Games make one part of analysis easier — understanding objectives — while still allowing us to study complex communication behavior.
We can also use games to improve models. If following instructions is framed as a game, a system can reason about how a person will interpret instructions. If the person reaches the destination, both succeed. That gives a clear success condition for training models.
We use simulations and games to train systems to communicate, but ultimately we need to test them with real people because simulations aren't 100% accurate.
Where is your research going in the future?
We're working on agents that can adapt to people, including their communication styles, preferences and ways of doing tasks.

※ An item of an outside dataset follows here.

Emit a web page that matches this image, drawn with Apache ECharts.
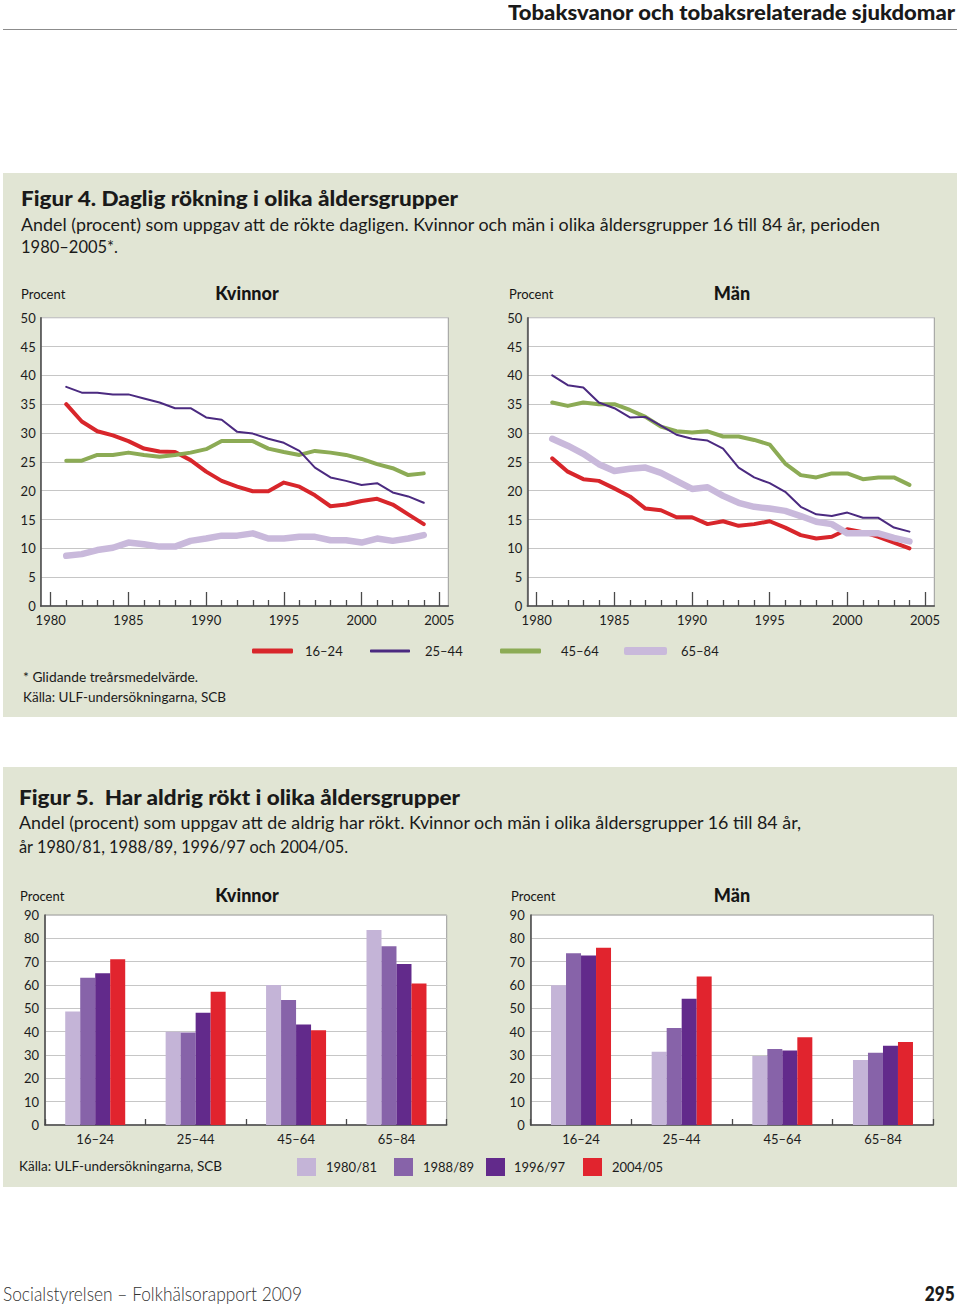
<!DOCTYPE html>
<html><head><meta charset="utf-8">
<script src="https://cdn.jsdelivr.net/npm/echarts@6/dist/echarts.min.js"></script>
<style>
html,body{margin:0;padding:0;background:#fff;width:960px;height:1307px;overflow:hidden;font-family:Lato,'Open Sans',sans-serif;color:#1a1a1a}
.t{position:absolute;white-space:nowrap;}
.b{font-weight:900}
.panel{position:absolute;left:3px;width:954px;background:#e1e5d4}
#chart{position:absolute;left:0;top:0;width:960px;height:1307px}
</style></head><body>
<div style="position:absolute;left:3px;top:29px;width:954px;height:0;border-top:1.5px solid #8c8c8c"></div>
<div class="panel" style="top:173px;height:544px"></div>
<div class="panel" style="top:767px;height:420px"></div>

<div class="t b" data-w="447" data-align="right" style="right:5px;top:2px;font-size:20px;line-height:20px">Tobaksvanor och tobaksrelaterade sjukdomar</div>

<div class="t b" data-w="437" style="left:21px;top:188px;font-size:20px;line-height:20px">Figur 4. Daglig rökning i olika åldersgrupper</div>
<div class="t" data-w="859" style="left:21px;top:215px;font-size:18px;line-height:18px">Andel (procent) som uppgav att de rökte dagligen. Kvinnor och män i olika åldersgrupper 16 till 84 år, perioden</div>
<div class="t" data-w="97" style="left:21px;top:237px;font-size:18px;line-height:18px">1980–2005*.</div>
<div class="t" data-w="175" style="left:23px;top:670px;font-size:14px;line-height:14px">* Glidande treårsmedelvärde.</div>
<div class="t" data-w="203" style="left:23px;top:690px;font-size:14px;line-height:14px">Källa: ULF-undersökningarna, SCB</div>

<div class="t b" data-w="441" style="left:19px;top:787px;font-size:20px;line-height:20px">Figur 5.&nbsp; Har aldrig rökt i olika åldersgrupper</div>
<div class="t" data-w="782" style="left:19px;top:813px;font-size:18px;line-height:18px">Andel (procent) som uppgav att de aldrig har rökt. Kvinnor och män i olika åldersgrupper 16 till 84 år,</div>
<div class="t" data-w="329" style="left:19px;top:837px;font-size:18px;line-height:18px">år 1980/81, 1988/89, 1996/97 och 2004/05.</div>
<div class="t" data-w="203" style="left:19px;top:1159px;font-size:14px;line-height:14px">Källa: ULF-undersökningarna, SCB</div>

<div class="t" data-w="299" style="left:3px;top:1283px;font-size:20px;line-height:20px;font-weight:300;color:#333">Socialstyrelsen – Folkhälsorapport 2009</div>
<div class="t b" data-w="30" data-align="right" style="right:5px;top:1283px;font-size:20px;line-height:20px">295</div>

<div id="chart"></div>
<script>
// ---------- DATA ----------
const years = [1981,1982,1983,1984,1985,1986,1987,1988,1989,1990,1991,1992,1993,1994,1995,1996,1997,1998,1999,2000,2001,2002,2003,2004];
const majorYears = [1980,1985,1990,1995,2000,2005];
const minorYears = [1981,1982,1983,1984,1986,1987,1988,1989,1991,1992,1993,1994,1996,1997,1998,1999,2001,2002,2003,2004];
const lineGroups = ['16–24','25–44','45–64','65–84'];

const kvinnor16_24 = [35.0,32.0,30.3,29.6,28.6,27.3,26.8,26.7,25.3,23.3,21.7,20.7,19.9,19.9,21.4,20.7,19.2,17.3,17.6,18.2,18.6,17.6,15.9,14.2];
const kvinnor25_44 = [38.0,37.0,37.0,36.7,36.7,36.0,35.3,34.3,34.3,32.7,32.3,30.2,29.9,29.0,28.3,26.9,24.0,22.3,21.7,21.0,21.3,19.7,19.0,17.9];
const kvinnor45_64 = [25.2,25.2,26.2,26.2,26.6,26.2,25.9,26.2,26.6,27.2,28.6,28.6,28.6,27.3,26.7,26.2,26.9,26.6,26.2,25.5,24.6,23.9,22.7,23.0];
const kvinnor65_84 = [8.7,9.0,9.7,10.1,11.0,10.7,10.3,10.3,11.3,11.7,12.2,12.2,12.6,11.7,11.7,12.0,12.0,11.4,11.4,11.0,11.7,11.3,11.7,12.3];

const man16_24 = [25.6,23.3,22.0,21.7,20.4,19.0,16.9,16.6,15.4,15.4,14.2,14.7,13.9,14.2,14.7,13.6,12.3,11.7,12.0,13.3,12.8,12.0,11.0,10.0];
const man25_44 = [40.0,38.3,37.9,35.3,34.3,32.7,32.8,31.3,29.7,29.0,28.7,27.3,24.0,22.3,21.3,19.8,17.2,15.9,15.6,16.2,15.3,15.3,13.6,12.9];
const man45_64 = [35.3,34.7,35.3,35.0,35.0,34.0,32.8,31.1,30.3,30.1,30.3,29.4,29.4,28.8,28.0,24.7,22.7,22.3,23.0,23.0,22.0,22.3,22.3,21.0];
const man65_84 = [29.0,27.8,26.4,24.6,23.4,23.8,24.0,23.1,21.7,20.3,20.6,19.1,17.9,17.2,16.9,16.5,15.6,14.6,14.2,12.6,12.6,12.6,11.8,11.2];

const ageGroups = ['16–24','25–44','45–64','65–84'];
const surveyYears = ['1980/81','1988/89','1996/97','2004/05'];
const kvinnorNever1980 = [48.6,40.0,60.0,83.6];
const kvinnorNever1988 = [63.1,39.6,53.6,76.6];
const kvinnorNever1996 = [65.0,48.1,43.1,69.0];
const kvinnorNever2004 = [71.0,57.1,40.6,60.6];
const manNever1980 = [59.9,31.4,29.6,27.9];
const manNever1988 = [73.6,41.6,32.6,31.0];
const manNever1996 = [72.6,54.1,31.9,34.0];
const manNever2004 = [76.0,63.6,37.6,35.6];

// ---------- STYLE ----------
const AX = '#4a4a4a', GRIDC = '#c6c6c6', FRAME = '#9a9a9a', LBL = '#1c1c1c';
const lineColors = ['#d8262b','#4b2a80','#8cab55','#c9b9db'];
const lineWidths = [4,2,4,6.5];
const barColors = ['#c4b4d7','#8763a9','#622a8b','#e1242e'];

function pairs(vals){ return years.map((y,i)=>[y, vals[i]]); }

function grid(l,t,w,h){ return {left:l, top:t, width:w, height:h, show:true, backgroundColor:'#ffffff', borderColor:FRAME, borderWidth:1}; }
function yearAxis(gi,min,max){ return {type:'value', gridIndex:gi, position:'bottom', min, max,
  axisLine:{show:true, onZero:false, lineStyle:{color:AX,width:1.5}},
  axisTick:{show:true, inside:true, length:14, customValues:majorYears, lineStyle:{color:AX,width:1.3}},
  axisLabel:{show:true, customValues:majorYears, margin:7, fontSize:13, color:LBL, formatter:v=>String(v)},
  splitLine:{show:false}}; }
function minorAxis(gi,min,max){ return {type:'value', gridIndex:gi, position:'bottom', min, max,
  axisLine:{show:false},
  axisTick:{show:true, inside:true, length:6, customValues:minorYears, lineStyle:{color:AX,width:1.3}},
  axisLabel:{show:false}, splitLine:{show:false}}; }
function catAxis(gi){ return {type:'category', gridIndex:gi, data:ageGroups,
  axisLine:{show:true, lineStyle:{color:AX,width:1.5}},
  axisTick:{show:true, inside:true, length:6, alignWithLabel:false, lineStyle:{color:AX,width:1.3}},
  axisLabel:{margin:7, fontSize:13, color:LBL}}; }
function pctAxis(gi,max,interval,margin){ return {type:'value', gridIndex:gi, min:0, max, interval,
  axisLine:{show:true, lineStyle:{color:AX,width:1.5}}, axisTick:{show:false},
  axisLabel:{margin, fontSize:13, color:LBL},
  splitLine:{show:true, lineStyle:{color:GRIDC,width:1}}}; }

function lineSeries(idx, vals, xi, yi){ return {type:'line', name:lineGroups[idx], xAxisIndex:xi, yAxisIndex:yi,
  data:pairs(vals), symbol:'none', color:lineColors[idx],
  lineStyle:{color:lineColors[idx], width:lineWidths[idx], cap:'round', join:'round'}, z:[1,4,3,5][idx]}; }
function barSeries(idx, vals, xi, yi){ return {type:'bar', name:surveyYears[idx], xAxisIndex:xi, yAxisIndex:yi,
  data:vals, barWidth:15, barGap:'0%', color:barColors[idx], itemStyle:{color:barColors[idx]}}; }

function lineLegend(name, left, w, h, pad){ return {data:[name], left, top:643, padding:0, orient:'horizontal',
  icon:'roundRect', itemWidth:w, itemHeight:h, selectedMode:false, itemStyle:{borderWidth:0},
  textStyle:{fontSize:13, color:LBL, lineHeight:16, padding:[0,0,0,pad]}}; }
function barLegend(name, left, pad){ return {data:[name], left, top:1158, padding:0,
  icon:'rect', itemWidth:19, itemHeight:18, selectedMode:false, itemStyle:{borderWidth:0},
  textStyle:{fontSize:13, color:LBL, lineHeight:18, padding:[0,0,0,pad]}}; }

function label(x,y,text,size,bold,align){ return {type:'text', x, y, silent:true,
  style:{text, fontSize:size, fontWeight:bold?900:'normal', fontFamily:'Lato', fill:'#151515', align:align||'left', verticalAlign:'middle'}}; }

const option = {
  animation:false,
  textStyle:{fontFamily:'Lato'},
  grid:[ grid(40.7,317.7,407.6,288.3), grid(527.3,317.7,407,288.3), grid(45,915,401.7,210), grid(530.7,915,402.6,210) ],
  xAxis:[ yearAxis(0,1979.357,2005.579), minorAxis(0,1979.357,2005.579),
          yearAxis(1,1979.395,2005.599), minorAxis(1,1979.395,2005.599),
          catAxis(2), catAxis(3) ],
  yAxis:[ pctAxis(0,50,5,5), pctAxis(1,50,5,5), pctAxis(2,90,10,6), pctAxis(3,90,10,6) ],
  legend:[ lineLegend('16–24',252,41,5,7), lineLegend('25–44',370,40,3,10), lineLegend('45–64',500,41,5,15), lineLegend('65–84',624,43,8,9),
           barLegend('1980/81',297,5), barLegend('1988/89',394,5), barLegend('1996/97',486,4), barLegend('2004/05',583,5) ],
  graphic:[
    label(21,294,'Procent',13,false), label(247,293,'Kvinnor',18,true,'center'),
    label(509,294,'Procent',13,false), label(732,293,'Män',18,true,'center'),
    label(20,896,'Procent',13,false), label(247,895,'Kvinnor',18,true,'center'),
    label(511,896,'Procent',13,false), label(732,895,'Män',18,true,'center')
  ],
  series:[
    lineSeries(3,kvinnor65_84,0,0), lineSeries(2,kvinnor45_64,0,0), lineSeries(1,kvinnor25_44,0,0), lineSeries(0,kvinnor16_24,0,0),
    lineSeries(3,man65_84,2,1), lineSeries(2,man45_64,2,1), lineSeries(1,man25_44,2,1), lineSeries(0,man16_24,2,1),
    barSeries(0,kvinnorNever1980,4,2), barSeries(1,kvinnorNever1988,4,2), barSeries(2,kvinnorNever1996,4,2), barSeries(3,kvinnorNever2004,4,2),
    barSeries(0,manNever1980,5,3), barSeries(1,manNever1988,5,3), barSeries(2,manNever1996,5,3), barSeries(3,manNever2004,5,3)
  ]
};
const chart = echarts.init(document.getElementById('chart'), null, {renderer:'svg', width:960, height:1307});
chart.setOption(option);

function fit(){
  document.querySelectorAll('[data-w]').forEach(el=>{
    el.style.transform='none';
    const nat = el.getBoundingClientRect().width;
    const s = (+el.dataset.w)/nat;
    el.style.transformOrigin = el.dataset.align==='right' ? 'right center' : 'left center';
    el.style.transform = 'scaleX('+s.toFixed(4)+')';
  });
}
fit();
if (document.fonts && document.fonts.ready) document.fonts.ready.then(fit);
</script>
</body></html>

Several students are building agents that can take actions in web browsers and graphical user interface applications — software you visually navigate — to complete personal and work tasks beyond software development.
We've been working on having systems learn representations of subtasks that can be reused. So the system might encounter a new website and need a little help from a person to figure out how to complete tasks on it. But then it stores information about how to do those tasks and can perform them more efficiently and accurately on its own in the future.
We've also been developing methods to prompt systems to ask questions when they get stuck and learn to use the same words and style of communication as people, so it's easier for people to communicate with them.
What does success look like for you in your research area?
Success means people are always involved in guiding systems and systems are doing what people want. The tools and domains will change. We started working on coding and are now working more on agents for open-ended and social domains. But optimizing how people and systems work together will remain important.